Each line of the listing must be transcribed exactly, except for the images, which should be excluded.
** Start **
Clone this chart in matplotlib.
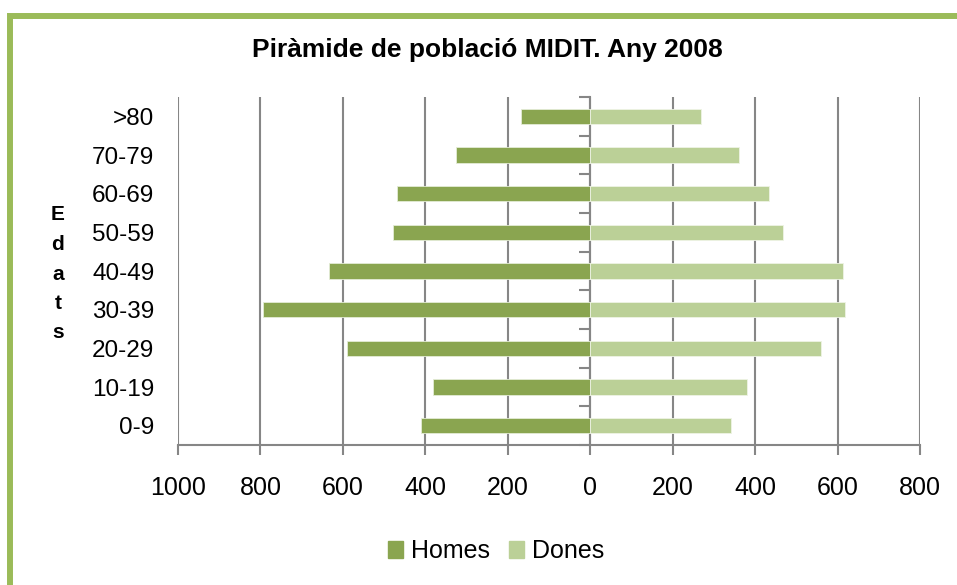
import numpy as np
import matplotlib
matplotlib.use("Agg")
import matplotlib.pyplot as plt
from matplotlib.patches import Rectangle, Patch
from matplotlib.ticker import FuncFormatter

# dades llegides del gràfic
edats = ["0-9", "10-19", "20-29", "30-39", "40-49", "50-59", "60-69", "70-79", ">80"]
homes = [410, 381, 590, 794, 633, 478, 468, 325, 168]
dones = [341, 380, 561, 618, 614, 468, 434, 361, 269]
xticks = [-1000, -800, -600, -400, -200, 0, 200, 400, 600, 800]

c_homes = "#8aa550"
c_dones = "#bbd097"
c_grid = "#868686"
c_border = "#9bbb59"

W, H = 957, 585
fig = plt.figure(figsize=(W / 100, H / 100), dpi=100)
ax = fig.add_axes([178 / W, 1 - 445 / H, (920 - 178) / W, (445 - 97) / H])

y = np.arange(len(edats))
ax.barh(y, -np.array(homes), height=0.4, color=c_homes, edgecolor="#e4ecd6", linewidth=0.6, zorder=3)
ax.barh(y, dones, height=0.4, color=c_dones, edgecolor="#eef3e5", linewidth=0.6, zorder=3)

ax.set_xlim(-1000, 800)
ax.set_ylim(-0.5, len(edats) - 0.5)
ax.set_xticks(xticks)
ax.xaxis.set_major_formatter(FuncFormatter(lambda v, p: f"{abs(int(v))}"))
ax.grid(axis="x", color=c_grid, linewidth=1.5)
ax.set_axisbelow(True)

for s in ["top", "left", "right"]:
    ax.spines[s].set_visible(False)
ax.spines["bottom"].set_color(c_grid)
ax.spines["bottom"].set_linewidth(1.5)
ax.tick_params(axis="x", direction="out", length=7, width=1.5, color=c_grid, pad=15)
for lab in ax.get_xticklabels():
    lab.set_fontfamily("Liberation Sans")
    lab.set_fontsize(18)

ax.set_yticks(y)
ax.set_yticklabels(edats, fontfamily="Liberation Sans", fontsize=17.5)
ax.tick_params(axis="y", length=0, pad=17)

# eix vertical al zero amb marques entre categories
sec = ax.secondary_yaxis(1000 / 1800)
sec.set_yticks(np.arange(len(edats) + 1) - 0.5)
sec.tick_params(direction="in", length=8, width=1.5, color=c_grid, labelright=False, labelleft=False)
sec.spines["right"].set_color(c_grid)
sec.spines["right"].set_linewidth(1.5)

fig.text(487 / W, 1 - 50 / H, "Piràmide de població MIDIT. Any 2008",
         ha="center", va="center", fontsize=19, fontweight="bold", fontfamily="Liberation Sans")
fig.text(58 / W, 1 - 274 / H, "E\nd\na\nt\ns", ha="center", va="center",
         fontsize=15, fontweight="bold", fontfamily="Liberation Sans", linespacing=1.7)

handles = [Patch(color=c_homes, label="Homes"), Patch(color=c_dones, label="Dones")]
fig.legend(handles=handles, loc="center", bbox_to_anchor=(496 / W, 1 - 551 / H), ncol=2,
           frameon=False, prop={"family": "Liberation Sans", "size": 18},
           handlelength=0.6, handleheight=0.65, handletextpad=0.32, columnspacing=0.75)

fig.patches.append(Rectangle((10.3 / W, -0.1), 1.2, 1 - 15.7 / H + 0.1, transform=fig.transFigure,
                             fill=False, edgecolor=c_border, linewidth=4.3, figure=fig))

fig.savefig("out.png", dpi=100)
** End **
> **TASK RESULT**
Clone this chart in matplotlib.
import numpy as np
import matplotlib
matplotlib.use("Agg")
import matplotlib.pyplot as plt
from matplotlib.patches import Rectangle, Patch
from matplotlib.ticker import FuncFormatter

# dades llegides del gràfic
edats = ["0-9", "10-19", "20-29", "30-39", "40-49", "50-59", "60-69", "70-79", ">80"]
homes = [410, 381, 590, 794, 633, 478, 468, 325, 168]
dones = [341, 380, 561, 618, 614, 468, 434, 361, 269]
xticks = [-1000, -800, -600, -400, -200, 0, 200, 400, 600, 800]

c_homes = "#8aa550"
c_dones = "#bbd097"
c_grid = "#868686"
c_border = "#9bbb59"

W, H = 957, 585
fig = plt.figure(figsize=(W / 100, H / 100), dpi=100)
ax = fig.add_axes([178 / W, 1 - 445 / H, (920 - 178) / W, (445 - 97) / H])

y = np.arange(len(edats))
ax.barh(y, -np.array(homes), height=0.4, color=c_homes, edgecolor="#e4ecd6", linewidth=0.6, zorder=3)
ax.barh(y, dones, height=0.4, color=c_dones, edgecolor="#eef3e5", linewidth=0.6, zorder=3)

ax.set_xlim(-1000, 800)
ax.set_ylim(-0.5, len(edats) - 0.5)
ax.set_xticks(xticks)
ax.xaxis.set_major_formatter(FuncFormatter(lambda v, p: f"{abs(int(v))}"))
ax.grid(axis="x", color=c_grid, linewidth=1.5)
ax.set_axisbelow(True)

for s in ["top", "left", "right"]:
    ax.spines[s].set_visible(False)
ax.spines["bottom"].set_color(c_grid)
ax.spines["bottom"].set_linewidth(1.5)
ax.tick_params(axis="x", direction="out", length=7, width=1.5, color=c_grid, pad=15)
for lab in ax.get_xticklabels():
    lab.set_fontfamily("Liberation Sans")
    lab.set_fontsize(18)

ax.set_yticks(y)
ax.set_yticklabels(edats, fontfamily="Liberation Sans", fontsize=17.5)
ax.tick_params(axis="y", length=0, pad=17)

# eix vertical al zero amb marques entre categories
sec = ax.secondary_yaxis(1000 / 1800)
sec.set_yticks(np.arange(len(edats) + 1) - 0.5)
sec.tick_params(direction="in", length=8, width=1.5, color=c_grid, labelright=False, labelleft=False)
sec.spines["right"].set_color(c_grid)
sec.spines["right"].set_linewidth(1.5)

fig.text(487 / W, 1 - 50 / H, "Piràmide de població MIDIT. Any 2008",
         ha="center", va="center", fontsize=19, fontweight="bold", fontfamily="Liberation Sans")
fig.text(58 / W, 1 - 274 / H, "E\nd\na\nt\ns", ha="center", va="center",
         fontsize=15, fontweight="bold", fontfamily="Liberation Sans", linespacing=1.7)

handles = [Patch(color=c_homes, label="Homes"), Patch(color=c_dones, label="Dones")]
fig.legend(handles=handles, loc="center", bbox_to_anchor=(496 / W, 1 - 551 / H), ncol=2,
           frameon=False, prop={"family": "Liberation Sans", "size": 18},
           handlelength=0.6, handleheight=0.65, handletextpad=0.32, columnspacing=0.75)

fig.patches.append(Rectangle((10.3 / W, -0.1), 1.2, 1 - 15.7 / H + 0.1, transform=fig.transFigure,
                             fill=False, edgecolor=c_border, linewidth=4.3, figure=fig))

fig.savefig("out.png", dpi=100)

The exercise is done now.